Problem requirements:
Starting with the first line below, extract each line through the one that contains "return 1 - y / H", inclusive, excluding pictures.

Information shown:

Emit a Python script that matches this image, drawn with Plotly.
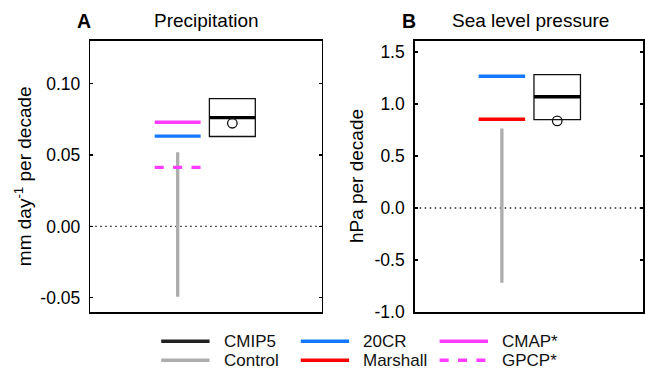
import plotly.graph_objects as go

# ---------------- data ----------------
panels = ["A", "B"]
panel_titles = ["Precipitation", "Sea level pressure"]
y_titles = ["mm day<sup>-1</sup> per decade", "hPa per decade"]

# CMIP5 box statistics per panel
cmip5_q1 = [0.063, 0.850]
cmip5_median = [0.0762, 1.069]
cmip5_q3 = [0.0896, 1.281]
cmip5_mean = [0.0723, 0.837]

# Control range [min, max]
control_min = [-0.0493, -0.719]
control_max = [0.052, 0.765]

# Observational / reanalysis trends (None = not shown in panel)
obs_20cr = [0.0632, 1.266]
obs_marshall = [None, 0.853]
obs_cmap = [0.073, None]
obs_gpcp = [0.0414, None]

y_ranges = [[-0.06, 0.13], [-1.0, 1.606]]
y_ticks = [[-0.05, 0.00, 0.05, 0.10], [-1.0, -0.5, 0.0, 0.5, 1.0, 1.5]]
y_ticktext = [["-0.05", "0.00", "0.05", "0.10"], ["-1.0", "-0.5", "0.0", "0.5", "1.0", "1.5"]]

legend_names = ["CMIP5", "Control", "20CR", "Marshall", "CMAP*", "GPCP*"]

# ---------------- styles ----------------
FONT = "Liberation Sans, Arial, Helvetica, sans-serif"
C_CMIP = "#000000"
C_CTRL = "#adadad"
C_20CR = "#1478ff"
C_MARS = "#ff0000"
C_CMAP = "#ff3cff"
GPCP_DASH = "9px,9.4px"

W, H = 645, 378


def px(x):
    return x / W


def py(y):
    return 1 - y / H


OBS_POS = 1.0
CMIP_POS = 2.0
HALF = 0.42
x_ranges = [[-0.6, 3.64], [-0.575, 3.55]]
x_domains = [[px(90.5), px(323)], [px(416), 1.0]]
y_domain = [py(320.5), py(42)]

fig = go.Figure()
shapes = []
annotations = []

for i in range(2):
    xa = "x" if i == 0 else "x2"
    ya = "y" if i == 0 else "y2"
    # zero reference line
    shapes.append(dict(type="line", xref=f"{xa} domain", yref=ya, x0=0, x1=1, y0=0, y1=0,
                       line=dict(color="#222222", width=1.3, dash="1.5px,3.5px"), layer="below"))
    # control range
    fig.add_trace(go.Scatter(x=[OBS_POS, OBS_POS], y=[control_min[i], control_max[i]], mode="lines",
                             line=dict(color=C_CTRL, width=3.3), xaxis=xa, yaxis=ya,
                             showlegend=False, hoverinfo="skip"))
    # observations
    for vals, col, dash in [(obs_20cr, C_20CR, "solid"), (obs_marshall, C_MARS, "solid"),
                            (obs_cmap, C_CMAP, "solid"), (obs_gpcp, C_CMAP, GPCP_DASH)]:
        v = vals[i]
        if v is None:
            continue
        fig.add_trace(go.Scatter(x=[OBS_POS - HALF, OBS_POS + HALF], y=[v, v], mode="lines",
                                 line=dict(color=col, width=3.3, dash=dash), xaxis=xa, yaxis=ya,
                                 showlegend=False, hoverinfo="skip"))
    # CMIP5 box, median and mean
    shapes.append(dict(type="rect", xref=xa, yref=ya, x0=CMIP_POS - HALF, x1=CMIP_POS + HALF,
                       y0=cmip5_q1[i], y1=cmip5_q3[i], line=dict(color="#111111", width=1.3),
                       fillcolor="rgba(0,0,0,0)"))
    fig.add_trace(go.Scatter(x=[CMIP_POS - HALF, CMIP_POS + HALF], y=[cmip5_median[i]] * 2, mode="lines",
                             line=dict(color=C_CMIP, width=3.3), xaxis=xa, yaxis=ya,
                             showlegend=False, hoverinfo="skip"))
    fig.add_trace(go.Scatter(x=[CMIP_POS], y=[cmip5_mean[i]], mode="markers",
                             marker=dict(symbol="circle-open", size=9.5, color="#111111",
                                         line=dict(width=1.3, color="#111111")),
                             xaxis=xa, yaxis=ya, showlegend=False, hoverinfo="skip"))

# axes
ax_common = dict(showline=True, linecolor="black", linewidth=1.5, mirror=True,
                 showgrid=False, zeroline=False)
ytick_common = dict(ticks="inside", ticklen=3, tickwidth=1.2, tickcolor="black",
                    ticklabelstandoff=5, tickfont=dict(size=17.5, color="black", family=FONT))
fig.update_layout(
    xaxis=dict(domain=x_domains[0], range=x_ranges[0], showticklabels=False, ticks="",
               anchor="y", **ax_common),
    yaxis=dict(domain=y_domain, range=y_ranges[0], tickvals=y_ticks[0], ticktext=y_ticktext[0],
               anchor="x", **ytick_common, **{**ax_common, "mirror": "ticks"}),
    xaxis2=dict(domain=x_domains[1], range=x_ranges[1], showticklabels=False, ticks="",
                anchor="y2", **ax_common),
    yaxis2=dict(domain=y_domain, range=y_ranges[1], tickvals=y_ticks[1], ticktext=y_ticktext[1],
                anchor="x2", **ytick_common, **{**ax_common, "mirror": "ticks"}),
)

# titles
letter_x = [84, 410]
title_x = [207, 532.5]
ytitle_x = [23, 357]
for i in range(2):
    annotations.append(dict(text=f"<b>{panels[i]}</b>", xref="paper", yref="paper",
                            x=px(letter_x[i]), y=py(21.5), showarrow=False,
                            xanchor="center", yanchor="middle",
                            font=dict(size=19.5, color="black", family=FONT)))
    annotations.append(dict(text=panel_titles[i], xref="paper", yref="paper",
                            x=px(title_x[i]), y=py(21.5), showarrow=False,
                            xanchor="center", yanchor="middle",
                            font=dict(size=19, color="black", family=FONT)))
    annotations.append(dict(text=y_titles[i], xref="paper", yref="paper",
                            x=px(ytitle_x[i]), y=py(181), showarrow=False, textangle=-90,
                            xanchor="center", yanchor="middle",
                            font=dict(size=19, color="black", family=FONT)))

# legend (2 rows x 3 columns, column-major)
leg_colors = ["#222222", C_CTRL, C_20CR, C_MARS, C_CMAP, C_CMAP]
leg_dash = ["solid", "solid", "solid", "solid", "solid", GPCP_DASH]
col_line_x0 = [161.7, 301.7, 441]
row_y = [350.5, 370]
for k, name in enumerate(legend_names):
    c, r = k // 2, k % 2
    y = py(row_y[r])
    shapes.append(dict(type="line", xref="paper", yref="paper",
                       x0=px(col_line_x0[c]), x1=px(col_line_x0[c] + 48.5), y0=y, y1=y,
                       line=dict(color=leg_colors[k], width=3.5, dash=leg_dash[k])))
    annotations.append(dict(text=name, xref="paper", yref="paper",
                            x=px(col_line_x0[c] + 60.5), y=y, showarrow=False,
                            xanchor="left", yanchor="middle",
                            font=dict(size=17, color="#111111", family=FONT)))

fig.update_layout(shapes=shapes, annotations=annotations, width=W, height=H,
                  margin=dict(l=0, r=0, t=0, b=0), plot_bgcolor="white", paper_bgcolor="white",
                  font=dict(family=FONT, color="black"), showlegend=False)

# remove the page's default body margin so the figure fills the window exactly
post = """
var de = document.documentElement;
de.style.margin = '0'; de.style.padding = '0'; de.style.overflow = 'hidden';
document.body.style.margin = '0'; document.body.style.padding = '0';
document.body.style.overflow = 'hidden';
var gd = document.getElementById('{plot_id}');
var sx = window.innerWidth / %d, sy = window.innerHeight / %d;
gd.style.transformOrigin = '0 0';
gd.style.transform = 'scale(' + sx + ',' + sy + ')';
""" % (W, H)

fig.write_html("out.html", config={"displayModeBar": False, "staticPlot": True}, post_script=post)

Written response:
Emit a Python script that matches this image, drawn with Plotly.
import plotly.graph_objects as go

# ---------------- data ----------------
panels = ["A", "B"]
panel_titles = ["Precipitation", "Sea level pressure"]
y_titles = ["mm day<sup>-1</sup> per decade", "hPa per decade"]

# CMIP5 box statistics per panel
cmip5_q1 = [0.063, 0.850]
cmip5_median = [0.0762, 1.069]
cmip5_q3 = [0.0896, 1.281]
cmip5_mean = [0.0723, 0.837]

# Control range [min, max]
control_min = [-0.0493, -0.719]
control_max = [0.052, 0.765]

# Observational / reanalysis trends (None = not shown in panel)
obs_20cr = [0.0632, 1.266]
obs_marshall = [None, 0.853]
obs_cmap = [0.073, None]
obs_gpcp = [0.0414, None]

y_ranges = [[-0.06, 0.13], [-1.0, 1.606]]
y_ticks = [[-0.05, 0.00, 0.05, 0.10], [-1.0, -0.5, 0.0, 0.5, 1.0, 1.5]]
y_ticktext = [["-0.05", "0.00", "0.05", "0.10"], ["-1.0", "-0.5", "0.0", "0.5", "1.0", "1.5"]]

legend_names = ["CMIP5", "Control", "20CR", "Marshall", "CMAP*", "GPCP*"]

# ---------------- styles ----------------
FONT = "Liberation Sans, Arial, Helvetica, sans-serif"
C_CMIP = "#000000"
C_CTRL = "#adadad"
C_20CR = "#1478ff"
C_MARS = "#ff0000"
C_CMAP = "#ff3cff"
GPCP_DASH = "9px,9.4px"

W, H = 645, 378


def px(x):
    return x / W


def py(y):
    return 1 - y / H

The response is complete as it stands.